┌──

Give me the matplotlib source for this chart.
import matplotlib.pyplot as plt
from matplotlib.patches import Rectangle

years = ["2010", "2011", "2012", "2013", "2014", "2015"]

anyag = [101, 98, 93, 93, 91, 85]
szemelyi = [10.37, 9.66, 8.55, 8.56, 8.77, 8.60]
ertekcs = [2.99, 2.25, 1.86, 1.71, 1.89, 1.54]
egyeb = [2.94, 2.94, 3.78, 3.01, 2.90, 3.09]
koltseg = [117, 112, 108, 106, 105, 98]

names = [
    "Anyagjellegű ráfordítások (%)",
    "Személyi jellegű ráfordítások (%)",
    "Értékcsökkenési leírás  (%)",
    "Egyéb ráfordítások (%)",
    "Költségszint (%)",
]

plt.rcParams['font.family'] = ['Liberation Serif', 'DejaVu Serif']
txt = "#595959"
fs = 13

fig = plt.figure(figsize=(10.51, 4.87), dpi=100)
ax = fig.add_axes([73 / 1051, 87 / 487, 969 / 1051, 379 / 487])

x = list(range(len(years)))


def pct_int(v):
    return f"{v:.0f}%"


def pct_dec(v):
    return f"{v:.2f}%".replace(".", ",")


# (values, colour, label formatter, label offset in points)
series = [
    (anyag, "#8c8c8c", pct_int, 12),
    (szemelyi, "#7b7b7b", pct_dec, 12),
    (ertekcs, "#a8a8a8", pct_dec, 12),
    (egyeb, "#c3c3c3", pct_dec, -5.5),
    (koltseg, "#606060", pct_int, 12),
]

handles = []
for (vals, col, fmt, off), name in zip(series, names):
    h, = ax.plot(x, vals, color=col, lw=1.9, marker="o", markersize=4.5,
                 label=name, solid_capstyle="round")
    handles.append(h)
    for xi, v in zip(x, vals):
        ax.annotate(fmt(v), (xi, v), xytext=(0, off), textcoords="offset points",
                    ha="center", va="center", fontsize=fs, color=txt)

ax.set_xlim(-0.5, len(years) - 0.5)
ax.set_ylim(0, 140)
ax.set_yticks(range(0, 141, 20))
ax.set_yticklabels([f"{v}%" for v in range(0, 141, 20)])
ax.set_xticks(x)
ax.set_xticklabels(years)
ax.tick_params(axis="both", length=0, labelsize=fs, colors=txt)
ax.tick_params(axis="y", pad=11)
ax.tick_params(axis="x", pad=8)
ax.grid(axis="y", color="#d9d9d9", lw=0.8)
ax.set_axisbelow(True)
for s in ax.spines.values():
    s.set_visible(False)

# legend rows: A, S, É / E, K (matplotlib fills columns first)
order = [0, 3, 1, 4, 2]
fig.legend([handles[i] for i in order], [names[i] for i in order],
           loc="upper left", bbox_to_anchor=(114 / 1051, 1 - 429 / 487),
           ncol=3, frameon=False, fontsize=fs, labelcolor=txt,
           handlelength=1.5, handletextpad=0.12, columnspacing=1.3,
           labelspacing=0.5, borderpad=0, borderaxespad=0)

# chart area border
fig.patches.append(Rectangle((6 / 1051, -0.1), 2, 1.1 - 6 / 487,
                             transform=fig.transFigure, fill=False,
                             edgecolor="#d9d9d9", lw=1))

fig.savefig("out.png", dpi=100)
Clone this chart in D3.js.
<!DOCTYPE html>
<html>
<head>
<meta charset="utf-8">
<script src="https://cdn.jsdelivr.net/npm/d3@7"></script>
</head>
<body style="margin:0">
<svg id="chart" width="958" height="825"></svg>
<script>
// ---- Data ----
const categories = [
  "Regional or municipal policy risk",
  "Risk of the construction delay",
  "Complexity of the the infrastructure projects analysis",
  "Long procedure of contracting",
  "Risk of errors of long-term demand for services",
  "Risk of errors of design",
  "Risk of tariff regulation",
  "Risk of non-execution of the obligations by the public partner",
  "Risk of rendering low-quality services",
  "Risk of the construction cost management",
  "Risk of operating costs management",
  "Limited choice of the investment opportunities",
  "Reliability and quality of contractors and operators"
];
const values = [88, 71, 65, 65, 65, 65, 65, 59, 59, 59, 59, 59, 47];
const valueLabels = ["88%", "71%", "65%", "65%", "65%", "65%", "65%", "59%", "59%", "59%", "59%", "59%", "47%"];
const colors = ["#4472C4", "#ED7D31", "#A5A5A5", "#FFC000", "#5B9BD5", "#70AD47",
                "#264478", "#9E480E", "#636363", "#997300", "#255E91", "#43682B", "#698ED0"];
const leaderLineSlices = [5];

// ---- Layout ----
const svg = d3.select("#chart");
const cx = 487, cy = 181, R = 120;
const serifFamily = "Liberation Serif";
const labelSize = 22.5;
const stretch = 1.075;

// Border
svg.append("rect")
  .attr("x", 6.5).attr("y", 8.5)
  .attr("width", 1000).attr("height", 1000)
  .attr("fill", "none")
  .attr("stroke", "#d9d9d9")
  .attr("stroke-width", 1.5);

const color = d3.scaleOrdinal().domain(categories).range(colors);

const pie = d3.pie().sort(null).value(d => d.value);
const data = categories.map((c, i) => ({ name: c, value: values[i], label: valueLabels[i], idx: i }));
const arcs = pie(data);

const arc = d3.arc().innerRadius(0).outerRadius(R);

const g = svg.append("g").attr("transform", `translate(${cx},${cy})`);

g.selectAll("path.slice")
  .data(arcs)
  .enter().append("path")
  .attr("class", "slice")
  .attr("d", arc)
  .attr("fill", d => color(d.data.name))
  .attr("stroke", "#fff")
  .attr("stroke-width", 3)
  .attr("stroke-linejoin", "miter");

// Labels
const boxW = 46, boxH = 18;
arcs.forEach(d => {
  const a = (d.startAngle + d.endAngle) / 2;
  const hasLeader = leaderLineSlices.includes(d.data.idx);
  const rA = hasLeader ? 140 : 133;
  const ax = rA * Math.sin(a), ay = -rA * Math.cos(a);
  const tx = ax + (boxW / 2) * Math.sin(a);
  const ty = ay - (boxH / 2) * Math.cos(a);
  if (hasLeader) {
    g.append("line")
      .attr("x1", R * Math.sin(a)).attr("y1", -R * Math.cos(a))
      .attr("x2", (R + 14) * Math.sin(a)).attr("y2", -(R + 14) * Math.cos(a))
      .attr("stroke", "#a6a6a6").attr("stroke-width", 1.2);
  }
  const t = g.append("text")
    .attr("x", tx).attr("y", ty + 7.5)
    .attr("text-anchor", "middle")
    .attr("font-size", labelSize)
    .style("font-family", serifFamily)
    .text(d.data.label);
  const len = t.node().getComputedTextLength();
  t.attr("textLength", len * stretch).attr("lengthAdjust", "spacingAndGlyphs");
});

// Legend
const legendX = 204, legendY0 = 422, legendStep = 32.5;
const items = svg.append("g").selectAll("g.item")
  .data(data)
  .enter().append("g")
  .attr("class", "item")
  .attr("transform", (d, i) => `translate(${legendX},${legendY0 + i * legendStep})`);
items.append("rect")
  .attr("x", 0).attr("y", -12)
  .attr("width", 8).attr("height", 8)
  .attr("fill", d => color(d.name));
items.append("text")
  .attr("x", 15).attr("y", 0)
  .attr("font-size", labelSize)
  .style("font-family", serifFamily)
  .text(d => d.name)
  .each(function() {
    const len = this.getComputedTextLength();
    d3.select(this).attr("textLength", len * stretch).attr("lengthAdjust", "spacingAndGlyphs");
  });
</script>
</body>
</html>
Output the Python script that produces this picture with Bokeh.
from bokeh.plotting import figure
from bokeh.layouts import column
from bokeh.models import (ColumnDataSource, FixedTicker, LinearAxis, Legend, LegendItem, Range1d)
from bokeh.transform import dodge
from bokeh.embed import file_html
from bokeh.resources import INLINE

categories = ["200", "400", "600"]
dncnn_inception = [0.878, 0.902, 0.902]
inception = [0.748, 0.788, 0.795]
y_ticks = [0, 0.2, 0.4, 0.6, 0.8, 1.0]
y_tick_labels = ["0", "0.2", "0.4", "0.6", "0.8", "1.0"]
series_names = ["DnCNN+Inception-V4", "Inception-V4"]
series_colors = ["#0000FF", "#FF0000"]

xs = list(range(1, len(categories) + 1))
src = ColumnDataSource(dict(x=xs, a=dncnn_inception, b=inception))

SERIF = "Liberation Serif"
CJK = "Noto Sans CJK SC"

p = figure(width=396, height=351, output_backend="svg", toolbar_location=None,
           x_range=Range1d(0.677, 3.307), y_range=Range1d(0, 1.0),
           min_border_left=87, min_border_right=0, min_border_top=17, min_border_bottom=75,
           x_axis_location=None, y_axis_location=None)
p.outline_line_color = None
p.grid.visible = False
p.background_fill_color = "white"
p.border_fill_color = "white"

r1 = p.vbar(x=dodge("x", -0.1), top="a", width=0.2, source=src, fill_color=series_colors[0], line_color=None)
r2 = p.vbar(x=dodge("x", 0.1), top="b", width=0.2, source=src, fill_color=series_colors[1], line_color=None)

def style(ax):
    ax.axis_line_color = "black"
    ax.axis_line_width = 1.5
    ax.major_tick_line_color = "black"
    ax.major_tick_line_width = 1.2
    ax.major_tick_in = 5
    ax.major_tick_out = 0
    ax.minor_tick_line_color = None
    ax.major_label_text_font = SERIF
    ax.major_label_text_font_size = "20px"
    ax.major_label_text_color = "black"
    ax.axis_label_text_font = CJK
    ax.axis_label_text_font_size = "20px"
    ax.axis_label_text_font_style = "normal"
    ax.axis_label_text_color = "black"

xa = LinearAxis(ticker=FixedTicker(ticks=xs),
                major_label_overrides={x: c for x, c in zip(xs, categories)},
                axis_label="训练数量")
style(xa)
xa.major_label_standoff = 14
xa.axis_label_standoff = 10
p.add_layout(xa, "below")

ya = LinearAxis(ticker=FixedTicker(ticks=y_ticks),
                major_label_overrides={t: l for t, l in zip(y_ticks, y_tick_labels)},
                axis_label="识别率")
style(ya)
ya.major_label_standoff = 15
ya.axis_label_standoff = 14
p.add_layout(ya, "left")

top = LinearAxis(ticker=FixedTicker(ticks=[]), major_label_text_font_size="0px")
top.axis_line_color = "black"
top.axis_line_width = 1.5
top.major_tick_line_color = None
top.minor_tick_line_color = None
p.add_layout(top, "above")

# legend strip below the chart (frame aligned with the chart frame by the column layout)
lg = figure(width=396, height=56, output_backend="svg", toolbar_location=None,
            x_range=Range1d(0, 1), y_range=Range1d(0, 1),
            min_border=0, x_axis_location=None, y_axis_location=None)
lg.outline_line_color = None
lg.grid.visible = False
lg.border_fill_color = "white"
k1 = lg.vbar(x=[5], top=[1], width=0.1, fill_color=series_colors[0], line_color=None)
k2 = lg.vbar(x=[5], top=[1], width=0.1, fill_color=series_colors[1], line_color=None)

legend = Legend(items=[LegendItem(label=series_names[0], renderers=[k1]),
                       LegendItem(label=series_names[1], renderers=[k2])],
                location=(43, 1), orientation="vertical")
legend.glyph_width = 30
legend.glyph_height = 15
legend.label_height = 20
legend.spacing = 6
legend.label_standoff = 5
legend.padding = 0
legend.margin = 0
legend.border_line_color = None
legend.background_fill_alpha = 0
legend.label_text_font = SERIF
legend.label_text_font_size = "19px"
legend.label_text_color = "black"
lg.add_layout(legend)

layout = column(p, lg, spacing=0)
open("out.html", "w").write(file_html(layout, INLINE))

└──

> [Problem statement] From the records above, give again exactly the lines running from the line with "Output the Python" to the line with "source=src, fill_color=series_colors[1], line_color=None)", inclusive.

> [Exercise response]
Output the Python script that produces this picture with Bokeh.
from bokeh.plotting import figure
from bokeh.layouts import column
from bokeh.models import (ColumnDataSource, FixedTicker, LinearAxis, Legend, LegendItem, Range1d)
from bokeh.transform import dodge
from bokeh.embed import file_html
from bokeh.resources import INLINE

categories = ["200", "400", "600"]
dncnn_inception = [0.878, 0.902, 0.902]
inception = [0.748, 0.788, 0.795]
y_ticks = [0, 0.2, 0.4, 0.6, 0.8, 1.0]
y_tick_labels = ["0", "0.2", "0.4", "0.6", "0.8", "1.0"]
series_names = ["DnCNN+Inception-V4", "Inception-V4"]
series_colors = ["#0000FF", "#FF0000"]

xs = list(range(1, len(categories) + 1))
src = ColumnDataSource(dict(x=xs, a=dncnn_inception, b=inception))

SERIF = "Liberation Serif"
CJK = "Noto Sans CJK SC"

p = figure(width=396, height=351, output_backend="svg", toolbar_location=None,
           x_range=Range1d(0.677, 3.307), y_range=Range1d(0, 1.0),
           min_border_left=87, min_border_right=0, min_border_top=17, min_border_bottom=75,
           x_axis_location=None, y_axis_location=None)
p.outline_line_color = None
p.grid.visible = False
p.background_fill_color = "white"
p.border_fill_color = "white"

r1 = p.vbar(x=dodge("x", -0.1), top="a", width=0.2, source=src, fill_color=series_colors[0], line_color=None)
r2 = p.vbar(x=dodge("x", 0.1), top="b", width=0.2, source=src, fill_color=series_colors[1], line_color=None)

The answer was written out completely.